Amarah Tudor langsung rasakan dampaknya. Pagi ini, 27 Oktober 2025, skuad Juventus langsung latihan intensif di Continassa, dengan Tudor pimpin drill pertahanan ekstra dua jam. Ia sebut sesi itu “pembersihan”, di mana pemain seperti Gatti dan Danilo dapat tugas tambahan. Tapi tekanan dari atas makin berat: direksi klub, yang baru stabil pasca-skandal finansial, mulai bisik-bisik soal posisi Tudor. Dengan jadwal padat—lawan Inter akhir pekan depan dan Liga Champions melawan Sporting—kekalahan ini bisa jadi awal longsor. Klasemen Serie A kini tempatkan Juventus di posisi keenam, tertinggal delapan poin dari Napoli pemuncak, dan ini bikin fans curiga: apakah Tudor cocok untuk proyek jangka panjang?

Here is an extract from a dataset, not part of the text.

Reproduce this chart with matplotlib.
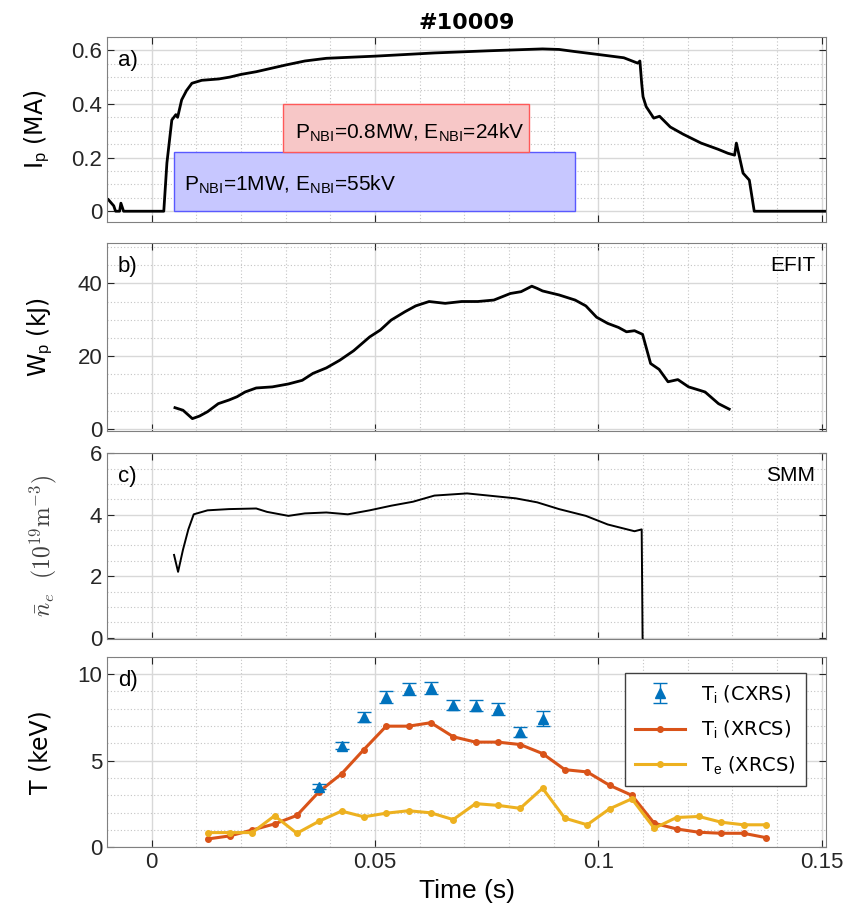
import matplotlib
matplotlib.use('Agg')
import matplotlib.pyplot as plt
from matplotlib.ticker import MultipleLocator, FuncFormatter
from matplotlib.patches import Rectangle

plt.rcParams['font.family'] = ['Liberation Sans', 'DejaVu Sans']
plt.rcParams['mathtext.fontset'] = 'custom'
plt.rcParams['mathtext.rm'] = 'Liberation Sans'
plt.rcParams['mathtext.it'] = 'Liberation Sans:italic'

#%% Data

# a) plasma current
ip_t = [-0.0097, -0.0085, -0.0081, -0.0072, -0.0069, -0.0063, 0.0027, 0.0034,
        0.0045, 0.0054, 0.0058, 0.0067, 0.0078, 0.0090, 0.0112, 0.0150, 0.0175,
        0.0200, 0.0234, 0.0300, 0.0343, 0.0391, 0.0500, 0.0633, 0.0754, 0.0875,
        0.0912, 0.0948, 0.0996, 0.1057, 0.1088, 0.1093, 0.1097, 0.1100, 0.1107,
        0.1124, 0.1137, 0.1161, 0.1190, 0.1230, 0.1268, 0.1290, 0.1305, 0.1309,
        0.1324, 0.1338, 0.1349, 0.1520]
ip = [0.043, 0.02, 0.0, 0.0, 0.03, 0.0, 0.0, 0.18,
      0.34, 0.36, 0.35, 0.415, 0.45, 0.477, 0.488, 0.493, 0.50,
      0.51, 0.52, 0.545, 0.56, 0.57, 0.578, 0.59, 0.598, 0.605,
      0.603, 0.595, 0.585, 0.572, 0.552, 0.56, 0.477, 0.427, 0.39,
      0.347, 0.354, 0.314, 0.287, 0.254, 0.231, 0.216, 0.209, 0.254,
      0.142, 0.116, 0.0, 0.0]

# NBI windows: (start, end, bottom, top)
nbi1 = (0.0050, 0.0948, 0.0, 0.221)
nbi2 = (0.0295, 0.0845, 0.221, 0.40)

# b) stored energy (EFIT)
wp_t = [0.0052, 0.0070, 0.0091, 0.0107, 0.0125, 0.0149, 0.0173, 0.0191, 0.0209, 0.0234,
        0.0270, 0.0306, 0.0337, 0.0361, 0.0391, 0.0421, 0.0452, 0.0488, 0.0512, 0.0536,
        0.0567, 0.0591, 0.0621, 0.0657, 0.0694, 0.0730, 0.0766, 0.0803, 0.0827, 0.0851,
        0.0863, 0.0875, 0.0912, 0.0948, 0.0972, 0.0996, 0.1021, 0.1045, 0.1063, 0.1081,
        0.1099, 0.1117, 0.1136, 0.1156, 0.1178, 0.1202, 0.1226, 0.1239, 0.1269, 0.1293]
wp = [5.9, 5.2, 2.9, 3.6, 4.8, 7.0, 8.0, 8.9, 10.2, 11.3,
      11.6, 12.4, 13.4, 15.3, 16.8, 18.9, 21.5, 25.3, 27.2, 29.9,
      32.2, 33.8, 35.0, 34.5, 35.0, 35.0, 35.4, 37.2, 37.7, 39.2,
      38.6, 37.9, 36.8, 35.4, 33.8, 30.7, 29.0, 27.9, 26.7, 27.0,
      26.0, 18.0, 16.4, 13.0, 13.6, 11.6, 10.7, 10.2, 7.0, 5.5]

# c) line averaged density (SMM)
ne_t = [0.0050, 0.0059, 0.0070, 0.0082, 0.0094, 0.0125, 0.0173, 0.0234, 0.0258, 0.0306,
        0.0343, 0.0391, 0.0439, 0.0488, 0.0536, 0.0585, 0.0633, 0.0706, 0.0754, 0.0815,
        0.0863, 0.0912, 0.0972, 0.1021, 0.1081, 0.1097, 0.1099, 0.1102]
ne = [2.69, 2.14, 2.86, 3.52, 4.01, 4.14, 4.18, 4.20, 4.09, 3.96,
      4.04, 4.07, 4.01, 4.14, 4.29, 4.42, 4.62, 4.69, 4.62, 4.53,
      4.40, 4.18, 3.96, 3.68, 3.46, 3.52, 0.0, -0.3]

# d) temperatures
xrcs_t = [0.0125, 0.0175, 0.0225, 0.0275, 0.0325, 0.0375, 0.0425, 0.0475, 0.0525,
          0.0575, 0.0625, 0.0675, 0.0725, 0.0775, 0.0825, 0.0875, 0.0925, 0.0975,
          0.1025, 0.1075, 0.1125, 0.1175, 0.1225, 0.1275, 0.1325, 0.1375]
ti_xrcs = [0.48, 0.66, 1.0, 1.35, 1.84, 3.22, 4.24, 5.64, 6.99,
           6.99, 7.19, 6.38, 6.07, 6.07, 5.93, 5.41, 4.48, 4.35,
           3.58, 3.0, 1.39, 1.06, 0.87, 0.81, 0.81, 0.56]
te_xrcs = [0.85, 0.85, 0.85, 1.82, 0.81, 1.51, 2.09, 1.76, 1.97,
           2.11, 1.99, 1.60, 2.52, 2.42, 2.25, 3.41, 1.68, 1.30,
           2.22, 2.80, 1.10, 1.72, 1.78, 1.45, 1.30, 1.30]

cxrs_t = [0.0375, 0.0425, 0.0475, 0.0525, 0.0575, 0.0625, 0.0675, 0.0725, 0.0775, 0.0825, 0.0875]
ti_cxrs = [3.50, 5.87, 7.50, 8.66, 9.13, 9.19, 8.20, 8.18, 7.96, 6.65, 7.43]
ti_cxrs_err = [0.15, 0.20, 0.28, 0.35, 0.35, 0.35, 0.29, 0.30, 0.34, 0.27, 0.44]

#%% Figure

fig = plt.figure(figsize=(8.43, 9.21), dpi=100)
left, width = 0.127, 0.853
ax_a = fig.add_axes([left, 0.759, width, 0.201])
ax_b = fig.add_axes([left, 0.532, width, 0.204])
ax_c = fig.add_axes([left, 0.306, width, 0.202])
ax_d = fig.add_axes([left, 0.080, width, 0.207])
axes = [ax_a, ax_b, ax_c, ax_d]

fmt = FuncFormatter(lambda v, p: '{:g}'.format(round(v, 6)))
axcol = '#262626'
for ax in axes:
    ax.set_xlim(-0.01, 0.151)
    ax.xaxis.set_major_locator(MultipleLocator(0.05))
    ax.xaxis.set_minor_locator(MultipleLocator(0.01))
    ax.xaxis.set_major_formatter(fmt)
    ax.yaxis.set_major_formatter(fmt)
    ax.grid(which='major', color='#d8d8d8', lw=1.0)
    ax.grid(which='minor', color='#c4c4c4', lw=0.8, ls=(0, (1, 2)))
    ax.set_axisbelow(True)
    ax.tick_params(which='both', direction='in', top=True, right=True,
                   labelsize=16, colors=axcol)
    ax.tick_params(which='minor', length=0)
    ax.tick_params(which='major', length=5)
    for s in ax.spines.values():
        s.set_color('#808080')
    if ax is not ax_d:
        ax.tick_params(labelbottom=False)

# a)
ax_a.plot(ip_t, ip, 'k-', lw=2)
ax_a.add_patch(Rectangle((nbi1[0], nbi1[2]), nbi1[1] - nbi1[0], nbi1[3] - nbi1[2],
                         fc=(0.78, 0.78, 1.0), ec=(0.35, 0.35, 1.0), lw=1, zorder=3))
ax_a.add_patch(Rectangle((nbi2[0], nbi2[2]), nbi2[1] - nbi2[0], nbi2[3] - nbi2[2],
                         fc=(0.97, 0.78, 0.78), ec=(1.0, 0.35, 0.35), lw=1, zorder=3))
ax_a.text(0.0072, 0.075, r'P$_{\mathrm{NBI}}$=1MW, E$_{\mathrm{NBI}}$=55kV',
          fontsize=15, zorder=4, color='k')
ax_a.text(0.032, 0.27, r'P$_{\mathrm{NBI}}$=0.8MW, E$_{\mathrm{NBI}}$=24kV',
          fontsize=15, zorder=4, color='k')
ax_a.set_ylim(-0.04, 0.65)
ax_a.yaxis.set_major_locator(MultipleLocator(0.2))
ax_a.yaxis.set_minor_locator(MultipleLocator(0.05))
ax_a.set_ylabel(r'I$_\mathrm{p}$ (MA)', fontsize=17, family='DejaVu Sans', labelpad=14)
ax_a.set_title('#10009', fontsize=16, fontweight='bold', family='DejaVu Sans', pad=6)

# b)
ax_b.plot(wp_t, wp, 'k-', lw=2)
ax_b.set_ylim(-0.5, 51)
ax_b.yaxis.set_major_locator(MultipleLocator(20))
ax_b.yaxis.set_minor_locator(MultipleLocator(5))
ax_b.set_ylabel(r'W$_\mathrm{p}$ (kJ)', fontsize=17, family='DejaVu Sans', labelpad=16)
ax_b.text(0.985, 0.93, 'EFIT', transform=ax_b.transAxes, ha='right', va='top', fontsize=15)

# c)
ax_c.plot(ne_t, ne, 'k-', lw=1.4)
ax_c.set_ylim(-0.05, 6.0)
ax_c.yaxis.set_major_locator(MultipleLocator(2))
ax_c.yaxis.set_minor_locator(MultipleLocator(0.5))
ax_c.set_ylabel(r'$\bar{n}_e\ \ (10^{19}\mathrm{m}^{-3})$', fontsize=17, labelpad=22,
                color='#404040', math_fontfamily='cm')
ax_c.text(0.985, 0.93, 'SMM', transform=ax_c.transAxes, ha='right', va='top', fontsize=15)

# d)
eb = ax_d.errorbar(cxrs_t, ti_cxrs, yerr=ti_cxrs_err, fmt='^', color='#0072BD', ms=7,
                   elinewidth=1, capsize=5, capthick=1, zorder=4)
l1, = ax_d.plot(xrcs_t, ti_xrcs, '-o', color='#D95319', lw=2.2, ms=4)
l2, = ax_d.plot(xrcs_t, te_xrcs, '-o', color='#EDB120', lw=2.2, ms=4)
ax_d.set_ylim(0, 11)
ax_d.yaxis.set_major_locator(MultipleLocator(5))
ax_d.yaxis.set_minor_locator(MultipleLocator(1))
ax_d.set_ylabel('T (keV)', fontsize=17, family='DejaVu Sans', labelpad=18)
ax_d.set_xlabel('Time (s)', fontsize=19, labelpad=4)
leg = ax_d.legend([eb, l1, l2],
                  [r'T$_\mathrm{i}$ (CXRS)', r'T$_\mathrm{i}$ (XRCS)', r'T$_\mathrm{e}$ (XRCS)'],
                  loc='upper right', frameon=True, fancybox=False,
                  edgecolor='#404040', framealpha=1, prop={'family': 'DejaVu Sans', 'size': 14},
                  bbox_to_anchor=(0.985, 0.965), handlelength=2.6, borderpad=0.5,
                  labelspacing=0.7)
leg.get_frame().set_linewidth(1)

labels = ['a)', 'b)', 'c)', 'd)']
for ax, lab in zip(axes, labels):
    ax.text(0.015, 0.93, lab, transform=ax.transAxes, ha='left', va='top', fontsize=16)

fig.savefig('out.png', dpi=100)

Di sisi positif, amarahnya bisa satukan tim. Dulu di Hellas Verona, ledakan serupa bawa skuad ke posisi tujuh Serie A. Vlahovic, yang dekat dengan Tudor, bilang pribadi: “Bos bikin kami sadar, ini saatnya bangkit.” Tapi risiko ada: jika kekalahan berlanjut, spekulasi pergantian pelatih muncul lagi, seperti yang tekan Allegri dulu. Bagi Juventus, ini ujian adaptasi Tudor dengan skuad bintang—bukan lagi tim lapangan hijau sederhana. Media Italia sudah ramai: Gazzetta dello Sport sebut “Tudor di persimpangan”, sementara Corriere bilang “Amarah atau resep?” Dampaknya luas: sponsor gelisah, tiket laga kandang mulai sepi, dan fans tuntut transparansi. Tudor tahu, di Turin, kesabaran tipis seperti es musim dingin.

Kesimpulan

Ledakan kemarahan Igor Tudor usai kekalahan 0-1 dari Lazio adalah cermin frustrasi mendalam di Juventus: skuad berbakat tapi rapuh, taktik ambisius tapi eksekusi lemah. Dari teriakan di ruang ganti hingga kritik pedas di pers, ini sinyal Tudor tak mau kompromi—tapi juga pengingat betapa rapuhnya posisinya. Musim 2025/2026 masih panjang, dengan peluang bangkit lawan Inter sebagai ujian pertama. Bagi Si Nyonya Tua, amarah Tudor bisa jadi percikan api atau bara yang bakar habis. Yang pasti, sepak bola Italia tak beri ruang untuk keluhan; hanya hasil yang bicara. Tudor, dengan gaya Kroasia-nya yang keras, punya kesempatan buktikan: kemarahannya bukan akhir, tapi awal perubahan. Fans Turin tunggu, apakah malam Roma jadi titik balik, atau cuma babak baru dalam cerita panjang kegagalan.